Laughter pours from the studio audience at the comic actors' antics. A moment later, the studio audience is silent and here at home; we're the ones who are laughing. That's because here at home, we can see things neither the actors nor the studio audience can. We're watching Drew Carey's Green Screen Show, which marries Whose Line Is It Anyway-style improvisation with loose, outrageous animation that is added later. So when, in a skit, the studio audience sees a squatting man pretending to milk a bull, we at home also see a three-legged stool under him and a cartoony bull standing nearby. The studio audience watches actors miming a jungle safari, but we see the drawn-in pith helmets, dense foliage, and weird animals.
A recent skit had two audience members providing sound effects for a scene in a shooting gallery. The actors, pretending to hold weapons, were discussing how loud and powerful the guns were. Instead of making big bangs with each shot, however, the audience member in charge of gunshot sounds was driving the actors crazy with his wind-blowing noises and cuckoo-clock imitation. Every time this happened, the "gun" --- animated to appear in the actor's hand --- morphed from a massive weapon into a water pistol or an ornate wooden cuckoo clock.
Although this scene would have been funny without the animation --- and, in fact, the studio audience was laughing throughout --- the addition of the animated props added to and underscored the hilarity. The animation enriched the action, adding context and, because the animators are as sick as the actors, another layer of humor that only we could see. Part of the pleasure of watching The Green Screen Showis knowing that we're seeing something the actors can't. We know they are being acted upon by a much larger force and are just small players in the bigger scheme of things.
Lately it's felt a lot like that here in America, and not in a good way. Outside the entertaining confines of a television show, the green-screen concept is not so hilarious. For example, a small troupe of actors performing for an isolated studio audience is running the country, even as we, the citizen viewers at home, watch the green screen of reality. That is, the Bush White House contains both the actors and the studio audience --- a small group of isolates who listen and respond only to each other. They can't or don't want to see the reality we are living: the truth about the economy, the hurricane victims (many of whom are still struggling), and the importance of joining the world community in legislating against global warming and the torture of prisoners.
While the desperation wrought by Katrina raged on the green screen, Michael Brown, hired as an actor to play FEMA director, saw not the nation's worst natural disaster, but an audience for his vanity. In emails from that time, he strutted his recent Nordstrom purchases and wondered if he should wear a tie or not. (No shit. Look it up.) Here at home we watched the bigger picture, which threw into stark relief the difference between the people dithering on stage and reality. People were dying.

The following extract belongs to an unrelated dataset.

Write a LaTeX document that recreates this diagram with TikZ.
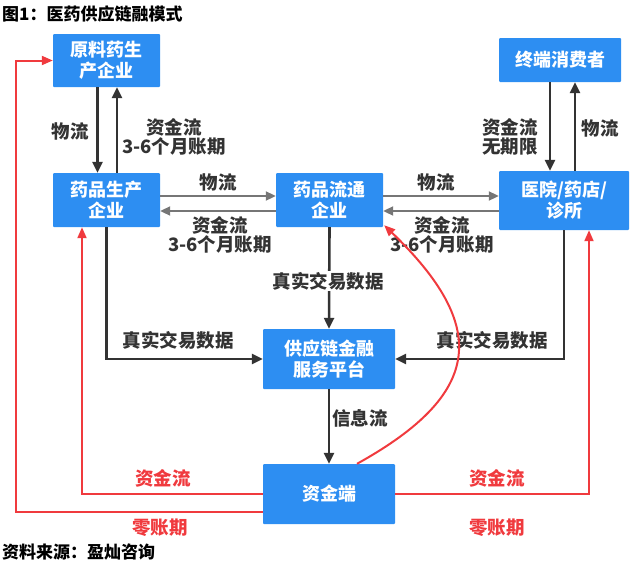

If you think about it, you can almost sympathize when you consider some of the outrageous stances Bush and his advisors have taken on topics like global warming and torture. Poor things are so cut off from reality that they don't share America's horror about the documented abuses at Abu Ghraib and the suspected ones at GuantanamoBay. In the echo chamber of the administration's isolated soundstage, idle talk about what the terrorists really deserve becomes policy and the Constitution goes out the window. Most recently, Bush vowed to veto any bill that contains the provision, passed by the Senate (90-9) last month, requiring troops to bar "cruel, inhumane, and degrading" treatment of prisoners in US custody.
And now, with new revelations about "Soviet-era compounds in Eastern Europe," where top al Qaeda suspects are being held, we have new concerns. How long will they be held? How are they being treated? National Security Advisor Stephen Hadley reassures us that US agents will treat the prisoners "in a way that is consistent with our values and principles." We have to wonder: whose values and principles?
It's no secret that at times the government has tried to co-opt the green screen and use it toward its own ends. Sometimes it didn't work --- the staged visits to the storm-struck South were quickly decried as photo ops. And sometimes it did --- the Mission Accomplished speech and the panicky terror alerts in the buildup to the 2004 election struck a national chord. As much as I love to blame Bush for everything, I realize he's on the way out and I have to find fault elsewhere.
In this case, we all share some of the blame. Magical thinking has caused the green-screenification of America. We bought into the Mission Accomplished hooey even as the number of war dead rose, because we all believe in happy endings. We bought into the multiple terror alerts and reelected Bush, because it's easier to be scared than to be smart.
Don't deny it: you have a pretty backdrop that you put behind anything you don't know or care about. We all do it. In order to visit New Orleans back in the day and drink ourselves silly, we had to green-screen the whole damn place. Anyone who bothered to look out the limo window on the way in from the airport knew it was brimming with desperately poor people. After 9/11 and then again after Katrina we cried, "How could this happen in America?" As long as we keep looking inward and screen out the truths, it can and will happen again.